# Your objective
Reproduce, character for character, the lines below from the first through the one with "return (H - B - yp) / PH". Leave pictures out.

━━━ Source excerpt

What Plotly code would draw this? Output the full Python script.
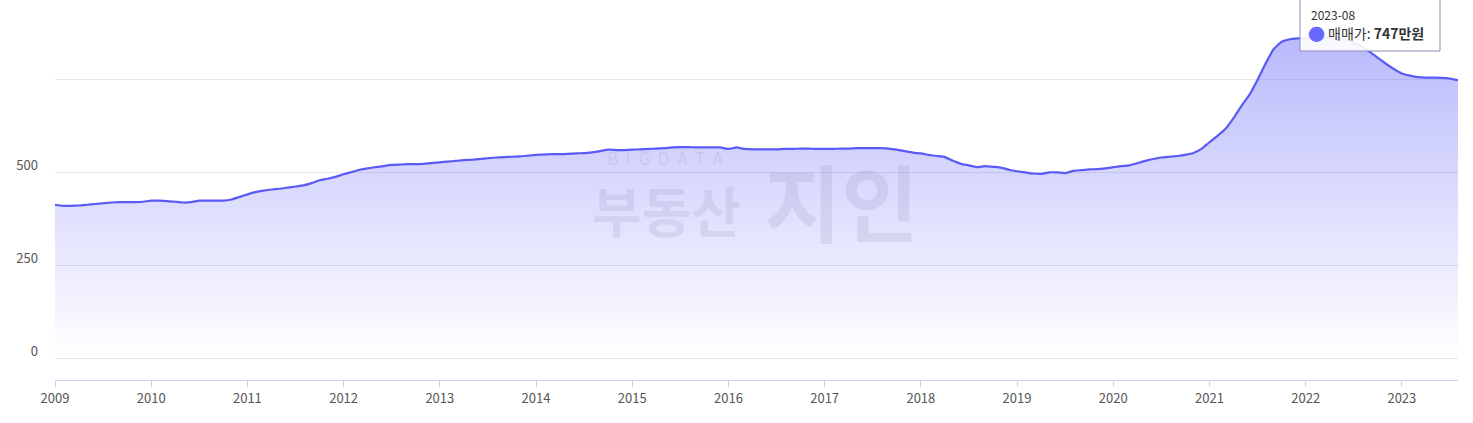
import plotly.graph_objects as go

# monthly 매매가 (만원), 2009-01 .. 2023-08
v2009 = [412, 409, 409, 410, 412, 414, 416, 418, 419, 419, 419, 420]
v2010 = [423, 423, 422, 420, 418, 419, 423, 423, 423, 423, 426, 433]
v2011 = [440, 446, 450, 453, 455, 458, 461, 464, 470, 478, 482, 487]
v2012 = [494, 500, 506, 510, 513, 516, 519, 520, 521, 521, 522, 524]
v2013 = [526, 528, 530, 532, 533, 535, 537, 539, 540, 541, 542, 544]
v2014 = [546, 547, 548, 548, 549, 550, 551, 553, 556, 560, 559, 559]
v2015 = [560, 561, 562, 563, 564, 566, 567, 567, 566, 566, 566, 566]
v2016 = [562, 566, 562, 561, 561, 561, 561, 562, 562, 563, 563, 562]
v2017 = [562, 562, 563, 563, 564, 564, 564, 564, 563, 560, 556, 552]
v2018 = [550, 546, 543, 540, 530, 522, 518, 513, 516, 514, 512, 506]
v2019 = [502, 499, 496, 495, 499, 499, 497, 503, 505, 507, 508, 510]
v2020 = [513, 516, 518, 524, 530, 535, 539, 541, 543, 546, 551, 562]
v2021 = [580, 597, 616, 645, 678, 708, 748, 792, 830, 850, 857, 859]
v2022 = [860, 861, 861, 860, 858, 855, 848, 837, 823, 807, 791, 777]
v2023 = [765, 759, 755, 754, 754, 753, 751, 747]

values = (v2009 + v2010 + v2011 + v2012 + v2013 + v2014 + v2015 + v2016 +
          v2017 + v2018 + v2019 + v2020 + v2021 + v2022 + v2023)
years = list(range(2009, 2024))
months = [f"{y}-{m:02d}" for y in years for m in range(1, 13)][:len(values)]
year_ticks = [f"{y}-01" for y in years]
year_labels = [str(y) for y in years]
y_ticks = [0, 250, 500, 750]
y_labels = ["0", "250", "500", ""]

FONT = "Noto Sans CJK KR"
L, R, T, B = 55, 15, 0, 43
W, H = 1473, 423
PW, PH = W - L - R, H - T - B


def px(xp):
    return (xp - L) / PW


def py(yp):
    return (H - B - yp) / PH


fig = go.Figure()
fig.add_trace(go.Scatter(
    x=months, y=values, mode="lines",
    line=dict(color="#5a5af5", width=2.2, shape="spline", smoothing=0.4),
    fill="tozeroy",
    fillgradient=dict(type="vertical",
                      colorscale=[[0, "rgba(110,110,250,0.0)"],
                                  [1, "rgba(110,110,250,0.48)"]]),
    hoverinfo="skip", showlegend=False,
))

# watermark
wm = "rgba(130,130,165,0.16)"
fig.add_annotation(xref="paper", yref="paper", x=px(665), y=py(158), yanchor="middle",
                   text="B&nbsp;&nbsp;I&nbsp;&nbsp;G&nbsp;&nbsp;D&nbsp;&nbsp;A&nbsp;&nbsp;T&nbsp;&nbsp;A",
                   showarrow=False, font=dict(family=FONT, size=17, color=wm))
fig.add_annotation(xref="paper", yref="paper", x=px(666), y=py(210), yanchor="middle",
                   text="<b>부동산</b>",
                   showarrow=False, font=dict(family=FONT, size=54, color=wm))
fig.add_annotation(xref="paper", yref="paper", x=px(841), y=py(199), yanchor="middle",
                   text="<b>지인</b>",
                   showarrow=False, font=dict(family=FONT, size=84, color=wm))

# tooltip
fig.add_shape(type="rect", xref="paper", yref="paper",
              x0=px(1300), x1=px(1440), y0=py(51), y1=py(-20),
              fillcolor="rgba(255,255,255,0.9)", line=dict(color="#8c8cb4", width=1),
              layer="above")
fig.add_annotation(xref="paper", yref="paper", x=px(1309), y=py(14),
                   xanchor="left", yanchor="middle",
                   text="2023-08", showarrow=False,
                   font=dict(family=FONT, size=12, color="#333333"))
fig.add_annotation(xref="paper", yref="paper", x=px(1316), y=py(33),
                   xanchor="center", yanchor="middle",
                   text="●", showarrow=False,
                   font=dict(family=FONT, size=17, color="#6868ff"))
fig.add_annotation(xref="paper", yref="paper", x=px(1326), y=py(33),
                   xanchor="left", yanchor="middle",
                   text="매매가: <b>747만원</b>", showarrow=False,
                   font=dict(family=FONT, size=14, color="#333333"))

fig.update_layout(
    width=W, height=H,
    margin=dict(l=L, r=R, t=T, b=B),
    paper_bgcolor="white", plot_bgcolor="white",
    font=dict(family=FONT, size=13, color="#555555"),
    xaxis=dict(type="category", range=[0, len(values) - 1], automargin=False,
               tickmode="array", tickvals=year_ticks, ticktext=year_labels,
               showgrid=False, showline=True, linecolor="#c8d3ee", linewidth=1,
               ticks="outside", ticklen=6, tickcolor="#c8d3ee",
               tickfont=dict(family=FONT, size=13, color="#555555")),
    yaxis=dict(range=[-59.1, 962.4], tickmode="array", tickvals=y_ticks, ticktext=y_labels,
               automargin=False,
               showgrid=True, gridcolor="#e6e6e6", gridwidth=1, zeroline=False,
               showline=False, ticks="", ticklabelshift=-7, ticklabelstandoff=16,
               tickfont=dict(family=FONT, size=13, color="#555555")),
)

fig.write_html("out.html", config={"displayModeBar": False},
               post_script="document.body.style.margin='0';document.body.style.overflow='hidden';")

━━━━━━

# Answer to this exercise
What Plotly code would draw this? Output the full Python script.
import plotly.graph_objects as go

# monthly 매매가 (만원), 2009-01 .. 2023-08
v2009 = [412, 409, 409, 410, 412, 414, 416, 418, 419, 419, 419, 420]
v2010 = [423, 423, 422, 420, 418, 419, 423, 423, 423, 423, 426, 433]
v2011 = [440, 446, 450, 453, 455, 458, 461, 464, 470, 478, 482, 487]
v2012 = [494, 500, 506, 510, 513, 516, 519, 520, 521, 521, 522, 524]
v2013 = [526, 528, 530, 532, 533, 535, 537, 539, 540, 541, 542, 544]
v2014 = [546, 547, 548, 548, 549, 550, 551, 553, 556, 560, 559, 559]
v2015 = [560, 561, 562, 563, 564, 566, 567, 567, 566, 566, 566, 566]
v2016 = [562, 566, 562, 561, 561, 561, 561, 562, 562, 563, 563, 562]
v2017 = [562, 562, 563, 563, 564, 564, 564, 564, 563, 560, 556, 552]
v2018 = [550, 546, 543, 540, 530, 522, 518, 513, 516, 514, 512, 506]
v2019 = [502, 499, 496, 495, 499, 499, 497, 503, 505, 507, 508, 510]
v2020 = [513, 516, 518, 524, 530, 535, 539, 541, 543, 546, 551, 562]
v2021 = [580, 597, 616, 645, 678, 708, 748, 792, 830, 850, 857, 859]
v2022 = [860, 861, 861, 860, 858, 855, 848, 837, 823, 807, 791, 777]
v2023 = [765, 759, 755, 754, 754, 753, 751, 747]

values = (v2009 + v2010 + v2011 + v2012 + v2013 + v2014 + v2015 + v2016 +
          v2017 + v2018 + v2019 + v2020 + v2021 + v2022 + v2023)
years = list(range(2009, 2024))
months = [f"{y}-{m:02d}" for y in years for m in range(1, 13)][:len(values)]
year_ticks = [f"{y}-01" for y in years]
year_labels = [str(y) for y in years]
y_ticks = [0, 250, 500, 750]
y_labels = ["0", "250", "500", ""]

FONT = "Noto Sans CJK KR"
L, R, T, B = 55, 15, 0, 43
W, H = 1473, 423
PW, PH = W - L - R, H - T - B


def px(xp):
    return (xp - L) / PW


def py(yp):
    return (H - B - yp) / PH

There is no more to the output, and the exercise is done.